(Stored dataset items)

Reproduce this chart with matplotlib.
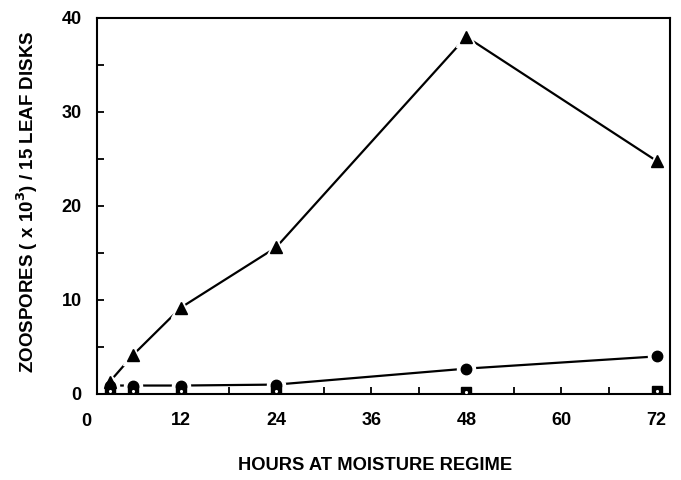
import matplotlib
matplotlib.use('Agg')
import matplotlib.pyplot as plt
from matplotlib.ticker import MultipleLocator

plt.rcParams['font.family'] = ['Liberation Sans', 'DejaVu Sans']
plt.rcParams['font.weight'] = 'bold'

# hours at moisture regime
hours = [3, 6, 12, 24, 48, 72]
# zoospores (x 10^3) / 15 leaf disks
triangles = [1.3, 4.2, 9.2, 15.6, 38.0, 24.8]
circles = [0.9, 0.9, 0.9, 1.0, 2.7, 4.0]
squares = [0.3, 0.3, 0.3, 0.3, 0.2, 0.3]

x_ticks = [12, 24, 36, 48, 60, 72]
y_ticks = [0, 10, 20, 30, 40]

fig = plt.figure(figsize=(6.81, 4.80), dpi=100)
ax = fig.add_axes([97 / 681, 1 - 394 / 480, 573 / 681, 376 / 480])

# lines with a small gap at each marker
ax.plot(hours, triangles, color='black', lw=1.6, zorder=1)
ax.plot(hours, circles, color='black', lw=1.6, zorder=1)
ax.plot(hours, triangles, ls='none', marker='^', ms=15, color='white', zorder=2)
ax.plot(hours, circles, ls='none', marker='o', ms=13, color='white', zorder=2)

ax.plot(hours, squares, ls='none', marker='s', ms=7, color='black', zorder=3)
ax.plot(hours, squares, ls='none', marker='.', ms=2.5, color='white', zorder=4)
ax.plot(hours, circles, ls='none', marker='o', ms=7.5, color='black', zorder=3)
ax.plot(hours, triangles, ls='none', marker='^', ms=8.5, color='black', zorder=3)

ax.set_xlim(1.4, 73.7)
ax.set_ylim(0, 40)
ax.set_xticks(x_ticks)
ax.set_yticks(y_ticks)
ax.xaxis.set_minor_locator(MultipleLocator(6))
ax.yaxis.set_minor_locator(MultipleLocator(5))
ax.tick_params(which='both', direction='in', length=5, width=1.3,
               labelsize=13)
ax.tick_params(axis='x', which='both', pad=13)
ax.tick_params(axis='y', which='both', pad=11)
ax.tick_params(axis='x', which='both', top=False)
ax.tick_params(axis='y', which='both', right=False)
ax.text(0, -0.05, '0', transform=ax.get_xaxis_transform(),
        ha='center', va='top', fontsize=13, fontweight='bold')

for s in ax.spines.values():
    s.set_linewidth(1.5)

ax.set_xlabel('HOURS AT MOISTURE REGIME', fontsize=13.2, fontweight='bold',
              va='top')
ax.xaxis.set_label_coords(0.485, -0.168)
ax.set_ylabel('ZOOSPORES ( x 10$^\\mathbf{3}$) / 15 LEAF DISKS', fontsize=13.5,
              fontweight='bold')
ax.yaxis.set_label_coords(-0.1, 0.51)

plt.savefig('out.png', dpi=100)
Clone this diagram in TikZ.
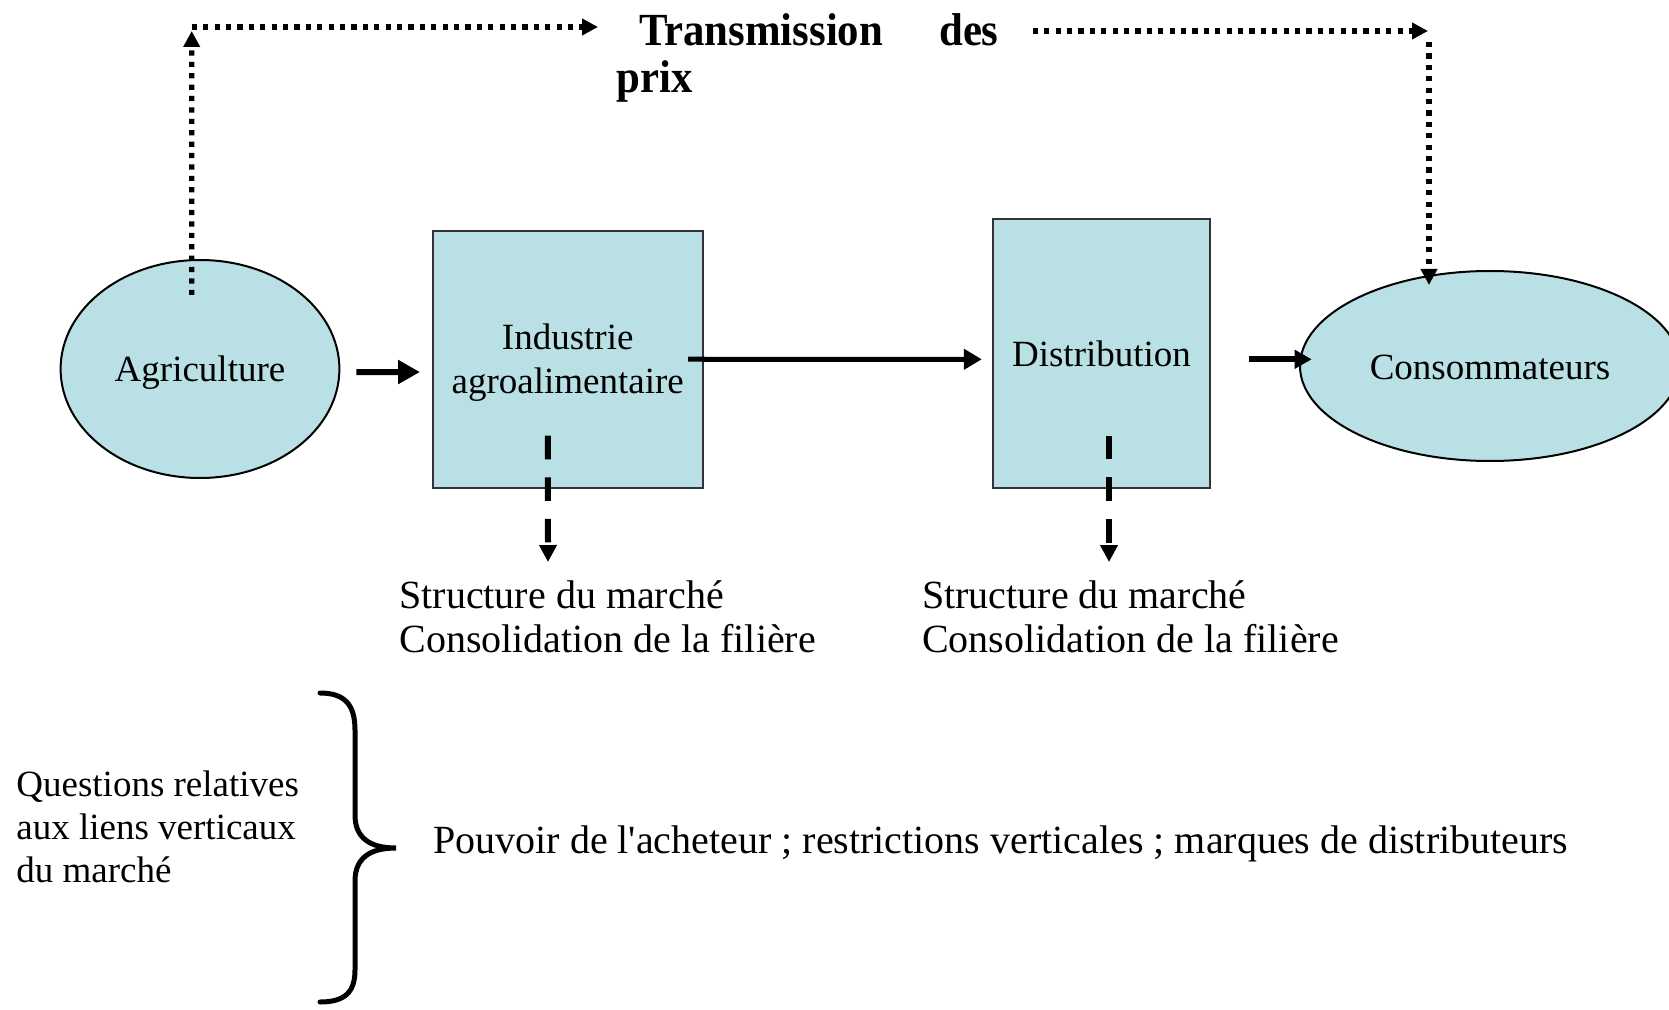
\documentclass[tikz,border=0pt]{standalone}
\usepackage{fontspec}
\usepackage{graphicx}
\setmainfont{Liberation Serif}
\usetikzlibrary{shapes.geometric,arrows.meta}
\definecolor{fillblue}{RGB}{185,224,228}
\begin{document}
\begin{tikzpicture}[x=0.5pt,y=-0.5pt,
  blob/.style={ellipse,draw=black,line width=1pt,fill=fillblue,inner sep=0pt,outer sep=0pt,font=\fontsize{18.5}{22}\selectfont},
  boxnode/.style={rectangle,draw=black!80,line width=1pt,fill=fillblue,inner sep=0pt,outer sep=0pt,align=center,font=\fontsize{18.5}{22}\selectfont},
  lbl/.style={anchor=base west,inner sep=0pt,font=\fontsize{20}{24}\selectfont},
  qlbl/.style={anchor=base west,inner sep=0pt,font=\fontsize{18.5}{22}\selectfont},
  ttl/.style={anchor=base west,inner sep=0pt,font=\fontsize{23}{27}\selectfont\bfseries},
  arrA/.style={line width=3pt,-{Triangle[length=11pt,width=11.5pt]}},
  arrB/.style={line width=2.5pt,-{Triangle[length=9pt,width=10pt]}},
  arrC/.style={line width=3pt,-{Triangle[length=8.5pt,width=9pt]}},
  dotarr/.style={line width=2.6pt,dash pattern=on 2.6pt off 3.1pt,-{Triangle[length=8pt,width=8pt]}},
  dasharr/.style={line width=3pt,dash pattern=on 11.8pt off 9pt,-{Triangle[length=8.5pt,width=8.5pt]}},
  bracestyle/.style={line width=2.5pt,line cap=round}
]
\useasboundingbox (0,0) rectangle (1669,1010);

% nodes
\node[blob,minimum width=139.4pt,minimum height=109pt] (agri) at (200,369) {\raisebox{0pt}[\dimexpr\height+4pt\relax]{Agriculture}};
\node[boxnode,minimum width=134.75pt,minimum height=128.25pt] (ind) at (567.75,359.25) {\raisebox{0pt}[\dimexpr\height+3.2pt\relax]{Industrie}\\agroalimentaire};
\node[boxnode,minimum width=108.5pt,minimum height=134.1pt] (dist) at (1101.5,353.4) {Distribution};
\node[blob,minimum width=190pt,minimum height=95pt] (cons) at (1490,366) {\raisebox{0pt}[\dimexpr\height+1pt\relax]{Consommateurs}};

% title
\node[ttl] (t1) at (638.6,45.8) {\scalebox{0.93}[1]{Transmission}};
\node[ttl] (t2) at (938.8,45.8) {\scalebox{0.93}[1]{des}};
\node[ttl] (t3) at (616.3,92.6) {\scalebox{0.93}[1]{prix}};

% lower labels
\node[lbl] (s1) at (399,608) {Structure du marché};
\node[lbl] (c1) at (399,652.5) {Consolidation de la filière};
\node[lbl] (s2) at (921.8,608) {Structure du marché};
\node[lbl] (c2) at (921.8,652.5) {Consolidation de la filière};

\node[qlbl] (q1) at (16,796) {Questions relatives};
\node[qlbl] (q2) at (16,839) {aux liens verticaux};
\node[qlbl] (q3) at (16,882) {du marché};
\node[lbl] (pv) at (433,853) {Pouvoir de l\textquotesingle acheteur ; restrictions verticales ; marques de distributeurs};

% coordinates for free ends
\coordinate (tl) at (191.7,27);
\coordinate (tr) at (598,27);
\coordinate (rs) at (1032.7,31);
\coordinate (rc) at (1428,31);
\coordinate (rv) at (1429,42);
\coordinate (d1) at (548,562);
\coordinate (d2) at (1109,562);

% solid arrows
\draw[arrA,shorten <=8.5pt,shorten >=6.5pt] ([yshift=-1.5pt]agri.east) -- ([yshift=-6.4pt]ind.west);
\draw[arrB,shorten <=-7.2pt,shorten >=5.6pt] (ind.east) -- ([yshift=-2.95pt]dist.west);
\draw[arrC,shorten <=19.5pt,shorten >=-5.85pt] ([yshift=-2.95pt]dist.east) -- ([yshift=3.35pt]cons.west);

% dotted price transmission
\draw[dotarr,shorten >=2pt] ([xshift=-4.15pt,yshift=-17.5pt]agri.north) -- (tl);
\draw[dotarr] (tl) -- (tr);
\draw[dotarr] (rs) -- (rc);
\draw[dotarr] (rv) -- ([xshift=-30.5pt,yshift=-7pt]cons.north);

% dashed down arrows
\draw[dasharr] ([xshift=-9.9pt,yshift=-38.2pt]ind.center) -- (d1);
\draw[dasharr] ([xshift=3.75pt,yshift=-41.15pt]dist.center) -- (d2);

% brace
\draw[bracestyle] (320,693) .. controls (345,693) and (355,705) .. (355,730)
  -- (355,815) .. controls (355,838) and (370,848) .. (396,848)
  .. controls (370,848) and (355,858) .. (355,881)
  -- (355,970) .. controls (355,992) and (345,1002) .. (320,1002);
\end{tikzpicture}
\end{document}
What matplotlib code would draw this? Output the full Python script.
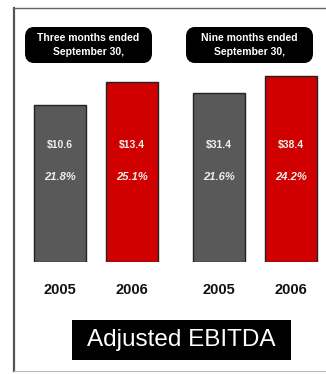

### Exercise task
Repeat the records above exactly, from the first line through the line containing "plt.rcParams['font.weight'] = 'bold'", and leave out the pictures.

### Expected output
Reproduce this chart with matplotlib.
import matplotlib
matplotlib.use('Agg')
import matplotlib.pyplot as plt
from matplotlib.ticker import MultipleLocator

plt.rcParams['font.family'] = ['Liberation Sans', 'DejaVu Sans']
plt.rcParams['font.weight'] = 'bold'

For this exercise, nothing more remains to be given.